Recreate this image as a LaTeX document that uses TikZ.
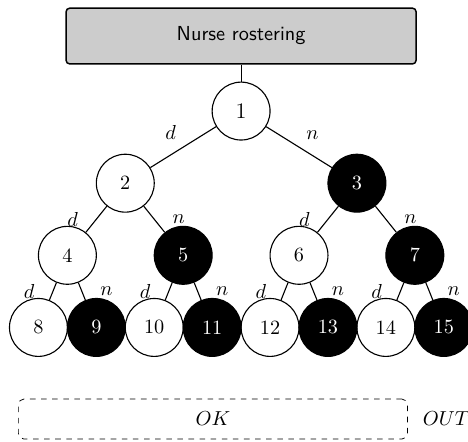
\documentclass[11pt,tikz,border=0pt]{standalone}
\usepackage{amsmath}
\usepackage{amssymb}
\usetikzlibrary{positioning}

\begin{document}
\begin{tikzpicture}[sol/.style={shape=circle,draw=black,semithick,minimum size=1.1cm,inner sep=0pt},solD/.style={sol},solN/.style={sol,fill=black,text=white},probl/.style={shape=rectangle,draw=black,thick,rounded corners=2pt,fill=gray!40,minimum width=6.65cm,minimum height=1.06cm,font=\sffamily},outc/.style={shape=rectangle,draw=black,dashed,rounded corners=3pt,minimum width=7.39cm,minimum height=0.76cm}]
\def\dy{-1.37};
\def\dxa{4.4};
\def\dxb{2.2};
\def\dxc{1.1};

\useasboundingbox (-4.58,2.11) rectangle (4.31,-6.27);

\node[probl] (P) at (0,1.425) {Nurse rostering};

\node[solD,font=\large] (n1) at (0,0) {1};
\draw[semithick] (P) -- (n1);

\node[solD] (n2) at (-0.5*\dxa,\dy) {2};
\draw[semithick] (n1) -- node[above left] {$d$} (n2);
\node[solN] (n3) at (0.5*\dxa,\dy) {3};
\draw[semithick] (n1) -- node[above right] {$n$} (n3);

\node[solD] (n4) at (-0.5*\dxa-0.5*\dxb,2*\dy) {4};
\draw[semithick] (n2) -- node[left=6pt] {$d$} (n4);
\node[solN] (n5) at (-0.5*\dxa+0.5*\dxb,2*\dy) {5};
\draw[semithick] (n2) -- node[right=6pt] {$n$} (n5);
\node[solD] (n6) at (0.5*\dxa-0.5*\dxb,2*\dy) {6};
\draw[semithick] (n3) -- node[left=6pt] {$d$} (n6);
\node[solN] (n7) at (0.5*\dxa+0.5*\dxb,2*\dy) {7};
\draw[semithick] (n3) -- node[right=6pt] {$n$} (n7);

\node[solD] (n8) at (-0.5*\dxa-0.5*\dxb-0.5*\dxc,3*\dy) {8};
\draw[semithick] (n4) -- node[left=6pt] {$d$} (n8);
\node[solN] (n9) at (-0.5*\dxa-0.5*\dxb+0.5*\dxc,3*\dy) {9};
\draw[semithick] (n4) -- node[right=6pt] {$n$} (n9);
\node[solD] (n10) at (-0.5*\dxa+0.5*\dxb-0.5*\dxc,3*\dy) {10};
\draw[semithick] (n5) -- node[left=6pt] {$d$} (n10);
\node[solN] (n11) at (-0.5*\dxa+0.5*\dxb+0.5*\dxc,3*\dy) {11};
\draw[semithick] (n5) -- node[right=6pt] {$n$} (n11);
\node[solD] (n12) at (0.5*\dxa-0.5*\dxb-0.5*\dxc,3*\dy) {12};
\draw[semithick] (n6) -- node[left=6pt] {$d$} (n12);
\node[solN] (n13) at (0.5*\dxa-0.5*\dxb+0.5*\dxc,3*\dy) {13};
\draw[semithick] (n6) -- node[right=6pt] {$n$} (n13);
\node[solD] (n14) at (0.5*\dxa+0.5*\dxb-0.5*\dxc,3*\dy) {14};
\draw[semithick] (n7) -- node[left=6pt] {$d$} (n14);
\node[solN] (n15) at (0.5*\dxa+0.5*\dxb+0.5*\dxc,3*\dy) {15};
\draw[semithick] (n7) -- node[right=6pt] {$n$} (n15);

\node[outc] (ok) at (-0.536,-5.85) {$OK$};
\node[right=4.3pt of ok] (out) {$OUT$};
\end{tikzpicture}
\end{document}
+ + +
Request:
Repeat the data exactly, without the pictures.

Written answer:
Recreate this image as a LaTeX document that uses TikZ.
\documentclass[11pt,tikz,border=0pt]{standalone}
\usepackage{amsmath}
\usepackage{amssymb}
\usetikzlibrary{positioning}

\begin{document}
\begin{tikzpicture}[sol/.style={shape=circle,draw=black,semithick,minimum size=1.1cm,inner sep=0pt},solD/.style={sol},solN/.style={sol,fill=black,text=white},probl/.style={shape=rectangle,draw=black,thick,rounded corners=2pt,fill=gray!40,minimum width=6.65cm,minimum height=1.06cm,font=\sffamily},outc/.style={shape=rectangle,draw=black,dashed,rounded corners=3pt,minimum width=7.39cm,minimum height=0.76cm}]
\def\dy{-1.37};
\def\dxa{4.4};
\def\dxb{2.2};
\def\dxc{1.1};

\useasboundingbox (-4.58,2.11) rectangle (4.31,-6.27);

\node[probl] (P) at (0,1.425) {Nurse rostering};

\node[solD,font=\large] (n1) at (0,0) {1};
\draw[semithick] (P) -- (n1);

\node[solD] (n2) at (-0.5*\dxa,\dy) {2};
\draw[semithick] (n1) -- node[above left] {$d$} (n2);
\node[solN] (n3) at (0.5*\dxa,\dy) {3};
\draw[semithick] (n1) -- node[above right] {$n$} (n3);

\node[solD] (n4) at (-0.5*\dxa-0.5*\dxb,2*\dy) {4};
\draw[semithick] (n2) -- node[left=6pt] {$d$} (n4);
\node[solN] (n5) at (-0.5*\dxa+0.5*\dxb,2*\dy) {5};
\draw[semithick] (n2) -- node[right=6pt] {$n$} (n5);
\node[solD] (n6) at (0.5*\dxa-0.5*\dxb,2*\dy) {6};
\draw[semithick] (n3) -- node[left=6pt] {$d$} (n6);
\node[solN] (n7) at (0.5*\dxa+0.5*\dxb,2*\dy) {7};
\draw[semithick] (n3) -- node[right=6pt] {$n$} (n7);

\node[solD] (n8) at (-0.5*\dxa-0.5*\dxb-0.5*\dxc,3*\dy) {8};
\draw[semithick] (n4) -- node[left=6pt] {$d$} (n8);
\node[solN] (n9) at (-0.5*\dxa-0.5*\dxb+0.5*\dxc,3*\dy) {9};
\draw[semithick] (n4) -- node[right=6pt] {$n$} (n9);
\node[solD] (n10) at (-0.5*\dxa+0.5*\dxb-0.5*\dxc,3*\dy) {10};
\draw[semithick] (n5) -- node[left=6pt] {$d$} (n10);
\node[solN] (n11) at (-0.5*\dxa+0.5*\dxb+0.5*\dxc,3*\dy) {11};
\draw[semithick] (n5) -- node[right=6pt] {$n$} (n11);
\node[solD] (n12) at (0.5*\dxa-0.5*\dxb-0.5*\dxc,3*\dy) {12};
\draw[semithick] (n6) -- node[left=6pt] {$d$} (n12);
\node[solN] (n13) at (0.5*\dxa-0.5*\dxb+0.5*\dxc,3*\dy) {13};
\draw[semithick] (n6) -- node[right=6pt] {$n$} (n13);
\node[solD] (n14) at (0.5*\dxa+0.5*\dxb-0.5*\dxc,3*\dy) {14};
\draw[semithick] (n7) -- node[left=6pt] {$d$} (n14);
\node[solN] (n15) at (0.5*\dxa+0.5*\dxb+0.5*\dxc,3*\dy) {15};
\draw[semithick] (n7) -- node[right=6pt] {$n$} (n15);

\node[outc] (ok) at (-0.536,-5.85) {$OK$};
\node[right=4.3pt of ok] (out) {$OUT$};
\end{tikzpicture}
\end{document}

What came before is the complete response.